_Work to do_
Using the data below, gather each line that includes the word "with".
— Start of Data for this task —
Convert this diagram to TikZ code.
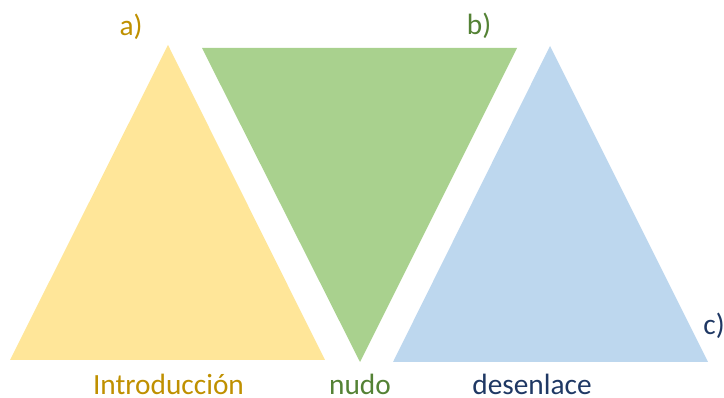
\documentclass[tikz,border=0pt]{standalone}
\usepackage{fontspec}
\setmainfont{Carlito}
\definecolor{introfill}{HTML}{FFE699}
\definecolor{nudofill}{HTML}{A9D18E}
\definecolor{desfill}{HTML}{BDD7EE}
\definecolor{introtext}{HTML}{BF9000}
\definecolor{nudotext}{HTML}{548235}
\definecolor{destext}{HTML}{1F3864}
\tikzset{
  lbl/.style={anchor=base,inner sep=0pt,text depth=0pt,font=\fontsize{22}{26}\selectfont}
}
\begin{document}
\begin{tikzpicture}[x=0.75pt,y=-0.75pt]
                \useasboundingbox (0,0) rectangle (724,398);
                \fill[introfill] (168,45) -- (10,360) -- (325,360) -- cycle;
                \fill[nudofill] (202,48) -- (517,48) -- (360,362) -- cycle;
                \fill[desfill] (550,46) -- (393,362) -- (708,362) -- cycle;
                \node[lbl,text=introtext](A) at (131,36) {a)};
                \node[lbl,text=nudotext](B) at (479,35) {b)};
                \node[lbl,text=destext](C) at (714,335) {c)};
                \node[lbl,text=introtext](I) at (168.5,395) {Introducción};
                \node[lbl,text=nudotext](N) at (360,395) {nudo};
                \node[lbl,text=destext](D) at (532,395) {desenlace};
            \end{tikzpicture}
\end{document}
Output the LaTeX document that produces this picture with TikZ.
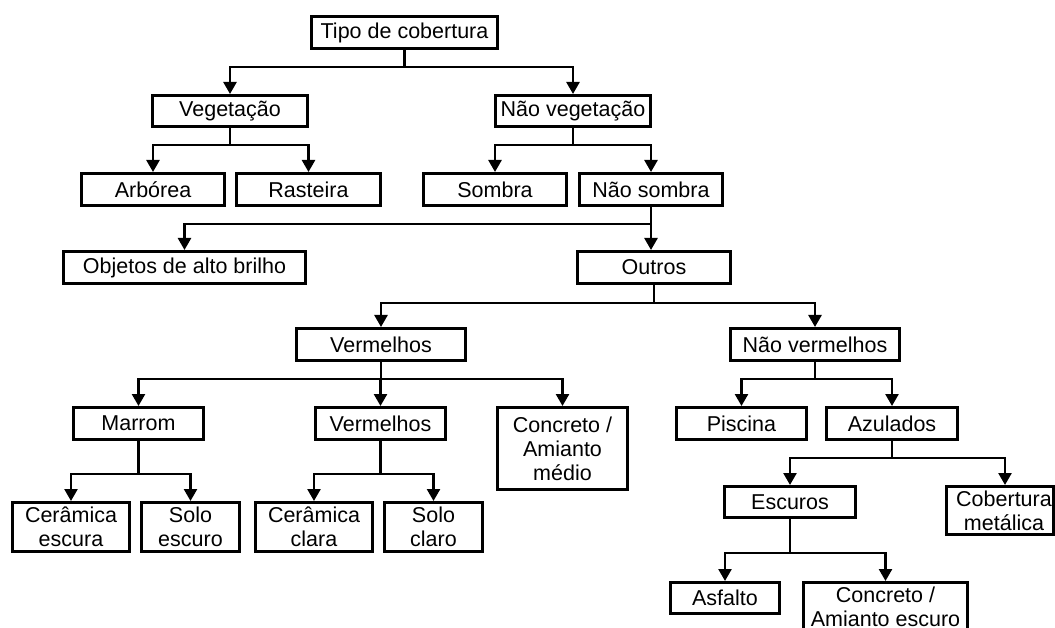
\documentclass[tikz,border=0pt]{standalone}
\usepackage{fontspec}
\setmainfont{Liberation Sans}
\usetikzlibrary{arrows.meta}
\tikzset{
  box/.style={draw=black, line width=3pt, inner sep=0pt, anchor=north, align=center,
    font=\fontsize{21.5pt}{24pt}\selectfont},
  arr/.style={line width=2.5pt, -{Triangle[length=12pt,width=13pt]}},
}
\newcommand{\bx}[6]{% name, x1, x2, ytop, h, text
  \node[box, minimum width={#3-#2-3pt}, minimum height={#5-3pt}] (#1) at ({(#2+#3)/2},#4) {#6};}
\begin{document}
\begin{tikzpicture}[x=1pt,y=-1pt]
\path[use as bounding box, clip] (0,0) rectangle (1055,628);
\fill[white] (0,0) rectangle (1055,628);
% nodes
\bx{tipo}{310}{499}{15}{35}{Tipo de cobertura}
\bx{veg}{151}{309}{94}{34}{Vegetação}
\bx{nveg}{494}{652}{94}{34}{Não vegetação}
\bx{arb}{80}{226}{172}{35}{Arbórea}
\bx{ras}{235}{382}{172}{35}{Rasteira}
\bx{sombra}{422}{568}{172}{35}{Sombra}
\bx{nsombra}{578}{724}{172}{35}{Não sombra}
\bx{obj}{62}{307}{250}{35}{Objetos de alto brilho}
\bx{outros}{576}{732}{250}{35}{Outros}
\bx{verm}{295}{467}{327}{35}{Vermelhos}
\bx{nverm}{729}{901}{327}{35}{Não vermelhos}
\bx{marrom}{72}{205}{406}{35}{Marrom}
\bx{verm2}{314}{447}{406}{35}{Vermelhos}
\bx{concm}{496}{629}{406}{85}{Concreto /\\Amianto\\médio}
\bx{piscina}{675}{808}{406}{35}{Piscina}
\bx{azul}{825}{959}{406}{35}{Azulados}
\bx{ceresc}{11}{131}{501}{52}{Cerâmica\\escura}
\bx{soloesc}{140}{241}{501}{52}{Solo\\escuro}
\bx{cercl}{254}{374}{501}{52}{Cerâmica\\clara}
\bx{solocl}{383}{484}{501}{52}{Solo\\claro}
\bx{escuros}{723}{857}{485}{34}{Escuros}
\bx{cobmet}{945}{1055}{485}{51}{\hspace*{8pt}Cobertura\\\hspace*{8pt}metálica}
\bx{asfalto}{669}{781}{581}{34}{Asfalto}
\bx{concesc}{802}{969}{581}{52}{Concreto /\\Amianto escuro}
% connectors
\draw[arr] (tipo.south) -- ++(0,17) -| (veg.north);
\draw[arr] (tipo.south) -- ++(0,17) -| (nveg.north);
\draw[arr] (veg.south) -- ++(0,17) -| (arb.north);
\draw[arr] (veg.south) -- ++(0,17) -| (ras.north);
\draw[arr] (nveg.south) -- ++(0,17) -| (sombra.north);
\draw[arr] (nveg.south) -- ++(0,17) -| (nsombra.north);
\draw[arr] (nsombra.south) -- ++(0,17) -| (obj.north);
\draw[arr] (nsombra.south) -- (nsombra.south |- outros.north);
\draw[arr] (outros.south) -- ++(0,18) -| (verm.north);
\draw[arr] (outros.south) -- ++(0,18) -| (nverm.north);
\draw[arr] (verm.south) -- ++(0,17) -| (marrom.north);
\draw[arr] (verm.south) -- ++(0,17) -| (verm2.north);
\draw[arr] (verm.south) -- ++(0,17) -| (concm.north);
\draw[arr] (nverm.south) -- ++(0,17) -| (piscina.north);
\draw[arr] (nverm.south) -- ++(0,17) -| (azul.north);
\draw[arr] (marrom.south) -- ++(0,33) -| (ceresc.north);
\draw[arr] (marrom.south) -- ++(0,33) -| (soloesc.north);
\draw[arr] (verm2.south) -- ++(0,33) -| (cercl.north);
\draw[arr] (verm2.south) -- ++(0,33) -| (solocl.north);
\draw[arr] (azul.south) -- ++(0,17) -| (escuros.north);
\draw[arr] (azul.south) -- ++(0,17) -| ([xshift=5pt]cobmet.north);
\draw[arr] (escuros.south) -- ++(0,34) -| (asfalto.north);
\draw[arr] (escuros.south) -- ++(0,34) -| (concesc.north);
\end{tikzpicture}
\end{document}
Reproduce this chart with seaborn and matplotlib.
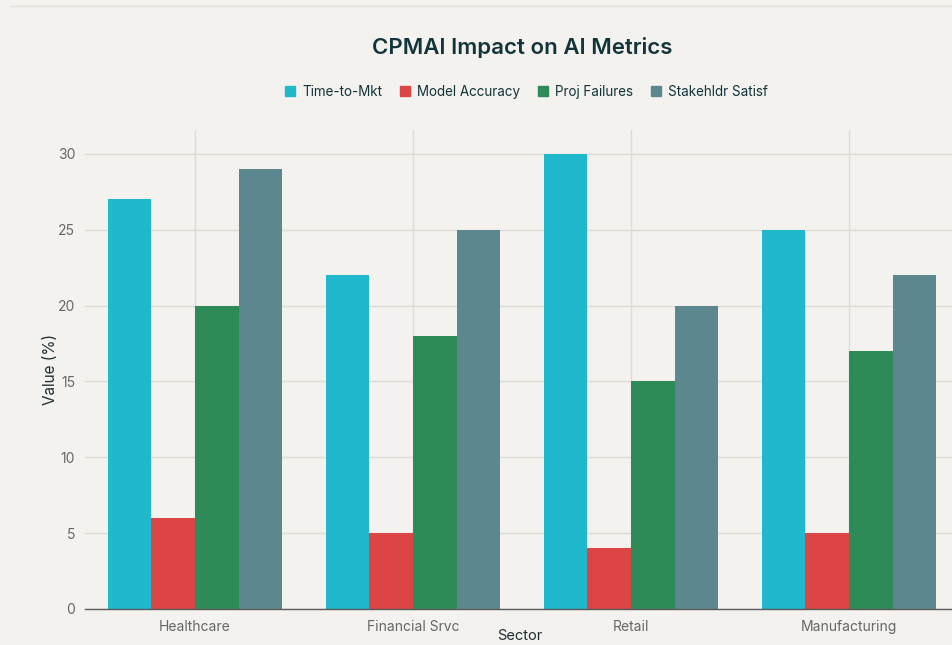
import matplotlib
matplotlib.use("Agg")
import matplotlib.pyplot as plt
import pandas as pd
import seaborn as sns

# data
sectors = ["Healthcare", "Financial Srvc", "Retail", "Manufacturing"]
metrics = ["Time-to-Mkt", "Model Accuracy", "Proj Failures", "Stakehldr Satisf"]
time_to_mkt = [27, 22, 30, 25]
model_accuracy = [6, 5, 4, 5]
proj_failures = [20, 18, 15, 17]
stakeholder_satisf = [29, 25, 20, 22]
colors = ["#1FB8CD", "#DB4545", "#2E8B57", "#5D878F"]

# long-form table for seaborn
rows = []
for name, vals in zip(metrics, [time_to_mkt, model_accuracy, proj_failures, stakeholder_satisf]):
    for s, v in zip(sectors, vals):
        rows.append({"Sector": s, "Metric": name, "Value": v})
df = pd.DataFrame(rows)

bg = "#F3F2EE"
sns.set_theme(style="whitegrid")
plt.rcParams["font.family"] = ["Inter", "DejaVu Sans"]

fig = plt.figure(figsize=(9.53, 6.45), dpi=100, facecolor=bg)
ax = fig.add_axes([85 / 953, 1 - 609 / 645, 873 / 953, 479 / 645])
ax.set_facecolor(bg)

sns.barplot(data=df, x="Sector", y="Value", hue="Metric", order=sectors,
            hue_order=metrics, palette=colors, width=0.8, saturation=1,
            linewidth=0, ax=ax, legend=False)

ax.set_ylim(0, 31.58)
ax.set_xlim(-0.505, 3.5)
ax.set_yticks([0, 5, 10, 15, 20, 25, 30])
ax.grid(True, color="#DCDCD7", linewidth=1)
ax.set_axisbelow(True)
for side in ["left", "right", "top"]:
    ax.spines[side].set_visible(False)
ax.spines["bottom"].set_color("#5A5A5A")
ax.spines["bottom"].set_linewidth(1)
ax.tick_params(axis="x", length=0, labelsize=10, labelcolor="#666666", pad=8)
ax.tick_params(axis="y", length=0, labelsize=10, labelcolor="#666666", pad=7)

ax.set_xlabel("Sector", fontsize=10.5, color="#1F2E33")
ax.set_ylabel("Value (%)", fontsize=11, color="#1F2E33")
ax.xaxis.set_label_coords(0.498, -0.041)
ax.yaxis.set_label_coords(-0.031, 0.5)

fig.text(0.548, 1 - 47 / 645, "CPMAI Impact on AI Metrics", ha="center", va="center",
         fontsize=16, fontweight="semibold", color="#13343B")

handles = [plt.Line2D([], [], marker="s", linestyle="", markersize=7, color=c) for c in colors]
fig.legend(handles, metrics, loc="center", bbox_to_anchor=(0.551, 1 - 92 / 645), ncol=4,
           frameon=False, fontsize=9.7, labelcolor="#13343B", handletextpad=0.3,
           columnspacing=1.1, handlelength=1.2)

# thin panel edge at the top
fig.add_artist(plt.Line2D([10 / 953, 1], [1 - 6 / 645, 1 - 6 / 645], color="#E2E1DC",
                          linewidth=1, transform=fig.transFigure))

fig.savefig("out.png", dpi=100, facecolor=bg)
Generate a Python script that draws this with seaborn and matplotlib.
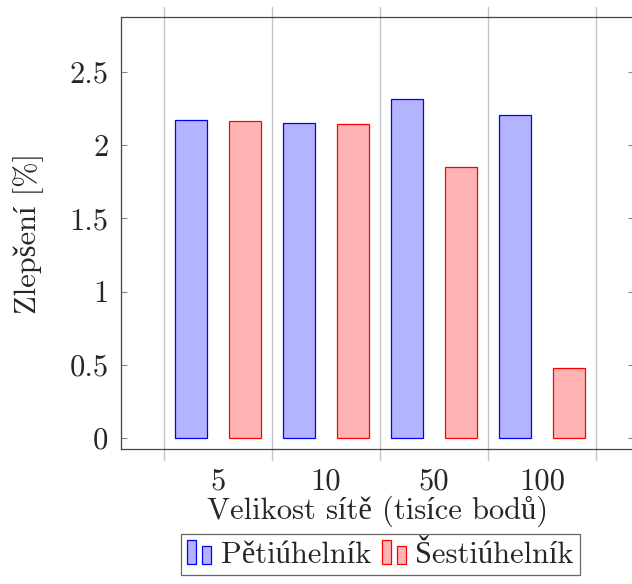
— End of Data for this task —
_Response for this exercise_
Output the LaTeX document that produces this picture with TikZ.
Reproduce this chart with seaborn and matplotlib.
Generate a Python script that draws this with seaborn and matplotlib.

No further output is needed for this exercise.